[BEGIN DATA EXCERPT]
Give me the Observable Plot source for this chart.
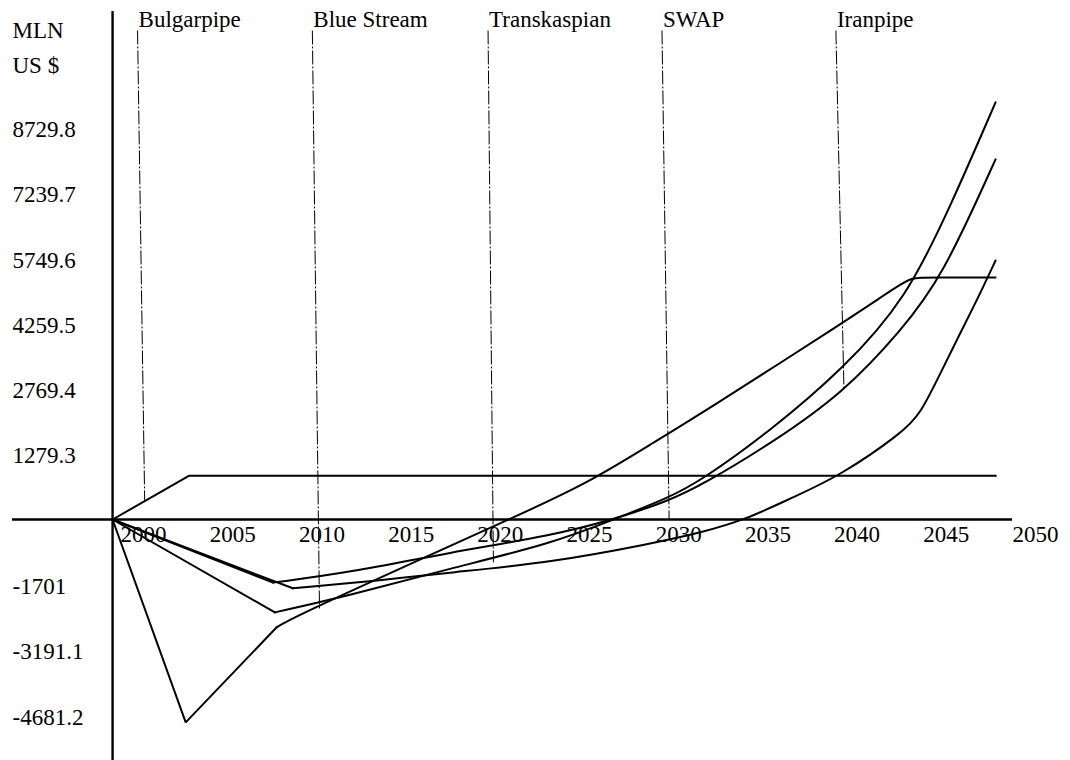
<!DOCTYPE html>
<html>
<head>
<meta charset="utf-8">
<script src="https://cdn.jsdelivr.net/npm/d3@7"></script>
<script src="https://cdn.jsdelivr.net/npm/@observablehq/plot@0.6"></script>
<style>
  html, body { margin: 0; padding: 0; background: #ffffff; }
  #chart svg { display: block; }
</style>
</head>
<body>
<div id="chart"></div>
<script>
// ---- Data ----
const seriesNames = ["Bulgarpipe", "Blue Stream", "Transkaspian", "Iranpipe", "SWAP"];

const bulgarYears  = [2000, 2004.3, 2049.5];
const bulgarValues = [0, 1000, 1000];

const blueYears  = [2000, 2004.1, 2009.2, 2010.1, 2016.1, 2022.6, 2026.6, 2030.5, 2033.0, 2041.0, 2044.3, 2044.8, 2045.3, 2046.0, 2049.5];
const blueValues = [0, -4630, -2460, -2240, -1120, 70, 820, 1800, 2420, 4500, 5410, 5500, 5520, 5520, 5520];

const transYears  = [2000, 2009.1, 2013.3, 2018.9, 2024.6, 2028.1, 2031.2, 2033.0, 2036.9, 2041.0, 2044.5, 2047.0, 2049.5];
const transValues = [0, -2120, -1730, -1120, -550, 0, 500, 890, 2030, 3450, 5040, 7170, 9520];

const iranYears  = [2000, 2009.0, 2013.3, 2018.9, 2024.6, 2028.1, 2031.2, 2033.0, 2036.9, 2041.0, 2044.2, 2046.5, 2049.5];
const iranValues = [0, -1440, -1210, -750, -370, 0, 430, 780, 1730, 2900, 4310, 5520, 8220];

const swapYears  = [2000, 2010.1, 2015.0, 2018.9, 2024.6, 2030.2, 2033.0, 2035.5, 2038.0, 2040.8, 2044.3, 2045.3, 2046.4, 2047.5, 2048.5, 2049.5];
const swapValues = [0, -1570, -1390, -1210, -980, -550, -300, 0, 480, 1000, 1990, 2420, 3330, 4240, 5040, 5910];

// index of the last sharp corner of each series (straight segments up to it, smooth after)
const cornerIndex = [2, 2, 1, 1, 1];

// Axis tick labels
const xTicks = [2000, 2005, 2010, 2015, 2020, 2025, 2030, 2035, 2040, 2045, 2050];
const yTicks = [8729.8, 7239.7, 5749.6, 4259.5, 2769.4, 1279.3, -1701, -3191.1, -4681.2];

// Pipe labels with their leader lines
const labelNames        = ["Bulgarpipe", "Blue Stream", "Transkaspian", "SWAP", "Iranpipe"];
const leaderTopYears    = [2001.4, 2011.2, 2021.05, 2030.8, 2040.55];
const leaderBottomYears = [2001.8, 2011.6, 2021.35, 2031.2, 2041.0];
const leaderBottomVals  = [430, -2030, -980, 0, 2990];
const leaderTopVal = 11160;
const labelVal = 11228;

const unitLines = ["MLN", "US $"];

// Scale / axis extents
const xDomain = [1994.39, 2050.45];
const yDomain = [-5500, 11844];
const yAxisTop = 11593;

// ---- Build tables ----
const straightRows = [];
const smoothRows = [];
[[bulgarYears, bulgarValues], [blueYears, blueValues], [transYears, transValues],
 [iranYears, iranValues], [swapYears, swapValues]].forEach(([ys, vs], k) => {
  ys.forEach((yr, i) => {
    const row = {series: seriesNames[k], year: yr, value: vs[i]};
    if (i <= cornerIndex[k]) straightRows.push(row);
    if (i >= cornerIndex[k]) smoothRows.push(row);
  });
});
const leaders = labelNames.map((n, i) => ({
  name: n, x1: leaderTopYears[i], y1: leaderTopVal, x2: leaderBottomYears[i], y2: leaderBottomVals[i]
}));

const FS = 23;
const chart = Plot.plot({
  width: 1070,
  height: 760,
  marginLeft: 12,
  marginRight: 58,
  marginTop: 0,
  marginBottom: 0,
  x: {domain: xDomain, axis: null},
  y: {domain: yDomain, axis: null},
  style: {fontFamily: "'Liberation Serif', 'Times New Roman', serif", background: "#ffffff", color: "#000000"},
  marks: [
    Plot.link(leaders, {x1: "x1", y1: "y1", x2: "x2", y2: "y2", stroke: "#000", strokeWidth: 1, strokeDasharray: "14,2,2,2"}),
    Plot.ruleY([0], {stroke: "#000", strokeWidth: 2.4}),
    Plot.ruleX([2000], {y1: yAxisTop, y2: yDomain[0], stroke: "#000", strokeWidth: 2.4}),
    Plot.line(straightRows, {x: "year", y: "value", z: "series", stroke: "#000", strokeWidth: 2, strokeLinejoin: "miter"}),
    Plot.line(smoothRows, {x: "year", y: "value", z: "series", stroke: "#000", strokeWidth: 2, curve: "basis"}),
    Plot.text(xTicks, {x: d => d, y: 0, text: d => String(d), textAnchor: "start", lineAnchor: "bottom", dx: 8, dy: 23, fontSize: FS, fill: "#000"}),
    Plot.text(yTicks, {y: d => d, frameAnchor: "left", text: d => String(d), textAnchor: "start", lineAnchor: "bottom", fontSize: FS, fill: "#000"}),
    Plot.text(leaders, {x: "x1", y: labelVal, text: "name", textAnchor: "start", lineAnchor: "bottom", dx: 1, fontSize: FS, fill: "#000"}),
    Plot.text([unitLines[0]], {frameAnchor: "top-left", text: d => d, textAnchor: "start", lineAnchor: "bottom", dy: 37, fontSize: FS, fill: "#000"}),
    Plot.text([unitLines[1]], {frameAnchor: "top-left", text: d => d, textAnchor: "start", lineAnchor: "bottom", dy: 72, fontSize: FS, fill: "#000"})
  ]
});
document.getElementById("chart").appendChild(chart);
</script>
</body>
</html>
[END DATA EXCERPT]
• [TASK GOAL] Make an exact copy of all the material, but keep the pictures out of it.

• [ANSWER TO THIS EXERCISE]
Give me the Observable Plot source for this chart.
<!DOCTYPE html>
<html>
<head>
<meta charset="utf-8">
<script src="https://cdn.jsdelivr.net/npm/d3@7"></script>
<script src="https://cdn.jsdelivr.net/npm/@observablehq/plot@0.6"></script>
<style>
  html, body { margin: 0; padding: 0; background: #ffffff; }
  #chart svg { display: block; }
</style>
</head>
<body>
<div id="chart"></div>
<script>
// ---- Data ----
const seriesNames = ["Bulgarpipe", "Blue Stream", "Transkaspian", "Iranpipe", "SWAP"];

const bulgarYears  = [2000, 2004.3, 2049.5];
const bulgarValues = [0, 1000, 1000];

const blueYears  = [2000, 2004.1, 2009.2, 2010.1, 2016.1, 2022.6, 2026.6, 2030.5, 2033.0, 2041.0, 2044.3, 2044.8, 2045.3, 2046.0, 2049.5];
const blueValues = [0, -4630, -2460, -2240, -1120, 70, 820, 1800, 2420, 4500, 5410, 5500, 5520, 5520, 5520];

const transYears  = [2000, 2009.1, 2013.3, 2018.9, 2024.6, 2028.1, 2031.2, 2033.0, 2036.9, 2041.0, 2044.5, 2047.0, 2049.5];
const transValues = [0, -2120, -1730, -1120, -550, 0, 500, 890, 2030, 3450, 5040, 7170, 9520];

const iranYears  = [2000, 2009.0, 2013.3, 2018.9, 2024.6, 2028.1, 2031.2, 2033.0, 2036.9, 2041.0, 2044.2, 2046.5, 2049.5];
const iranValues = [0, -1440, -1210, -750, -370, 0, 430, 780, 1730, 2900, 4310, 5520, 8220];

const swapYears  = [2000, 2010.1, 2015.0, 2018.9, 2024.6, 2030.2, 2033.0, 2035.5, 2038.0, 2040.8, 2044.3, 2045.3, 2046.4, 2047.5, 2048.5, 2049.5];
const swapValues = [0, -1570, -1390, -1210, -980, -550, -300, 0, 480, 1000, 1990, 2420, 3330, 4240, 5040, 5910];

// index of the last sharp corner of each series (straight segments up to it, smooth after)
const cornerIndex = [2, 2, 1, 1, 1];

// Axis tick labels
const xTicks = [2000, 2005, 2010, 2015, 2020, 2025, 2030, 2035, 2040, 2045, 2050];
const yTicks = [8729.8, 7239.7, 5749.6, 4259.5, 2769.4, 1279.3, -1701, -3191.1, -4681.2];

// Pipe labels with their leader lines
const labelNames        = ["Bulgarpipe", "Blue Stream", "Transkaspian", "SWAP", "Iranpipe"];
const leaderTopYears    = [2001.4, 2011.2, 2021.05, 2030.8, 2040.55];
const leaderBottomYears = [2001.8, 2011.6, 2021.35, 2031.2, 2041.0];
const leaderBottomVals  = [430, -2030, -980, 0, 2990];
const leaderTopVal = 11160;
const labelVal = 11228;

const unitLines = ["MLN", "US $"];

// Scale / axis extents
const xDomain = [1994.39, 2050.45];
const yDomain = [-5500, 11844];
const yAxisTop = 11593;

// ---- Build tables ----
const straightRows = [];
const smoothRows = [];
[[bulgarYears, bulgarValues], [blueYears, blueValues], [transYears, transValues],
 [iranYears, iranValues], [swapYears, swapValues]].forEach(([ys, vs], k) => {
  ys.forEach((yr, i) => {
    const row = {series: seriesNames[k], year: yr, value: vs[i]};
    if (i <= cornerIndex[k]) straightRows.push(row);
    if (i >= cornerIndex[k]) smoothRows.push(row);
  });
});
const leaders = labelNames.map((n, i) => ({
  name: n, x1: leaderTopYears[i], y1: leaderTopVal, x2: leaderBottomYears[i], y2: leaderBottomVals[i]
}));

const FS = 23;
const chart = Plot.plot({
  width: 1070,
  height: 760,
  marginLeft: 12,
  marginRight: 58,
  marginTop: 0,
  marginBottom: 0,
  x: {domain: xDomain, axis: null},
  y: {domain: yDomain, axis: null},
  style: {fontFamily: "'Liberation Serif', 'Times New Roman', serif", background: "#ffffff", color: "#000000"},
  marks: [
    Plot.link(leaders, {x1: "x1", y1: "y1", x2: "x2", y2: "y2", stroke: "#000", strokeWidth: 1, strokeDasharray: "14,2,2,2"}),
    Plot.ruleY([0], {stroke: "#000", strokeWidth: 2.4}),
    Plot.ruleX([2000], {y1: yAxisTop, y2: yDomain[0], stroke: "#000", strokeWidth: 2.4}),
    Plot.line(straightRows, {x: "year", y: "value", z: "series", stroke: "#000", strokeWidth: 2, strokeLinejoin: "miter"}),
    Plot.line(smoothRows, {x: "year", y: "value", z: "series", stroke: "#000", strokeWidth: 2, curve: "basis"}),
    Plot.text(xTicks, {x: d => d, y: 0, text: d => String(d), textAnchor: "start", lineAnchor: "bottom", dx: 8, dy: 23, fontSize: FS, fill: "#000"}),
    Plot.text(yTicks, {y: d => d, frameAnchor: "left", text: d => String(d), textAnchor: "start", lineAnchor: "bottom", fontSize: FS, fill: "#000"}),
    Plot.text(leaders, {x: "x1", y: labelVal, text: "name", textAnchor: "start", lineAnchor: "bottom", dx: 1, fontSize: FS, fill: "#000"}),
    Plot.text([unitLines[0]], {frameAnchor: "top-left", text: d => d, textAnchor: "start", lineAnchor: "bottom", dy: 37, fontSize: FS, fill: "#000"}),
    Plot.text([unitLines[1]], {frameAnchor: "top-left", text: d => d, textAnchor: "start", lineAnchor: "bottom", dy: 72, fontSize: FS, fill: "#000"})
  ]
});
document.getElementById("chart").appendChild(chart);
</script>
</body>
</html>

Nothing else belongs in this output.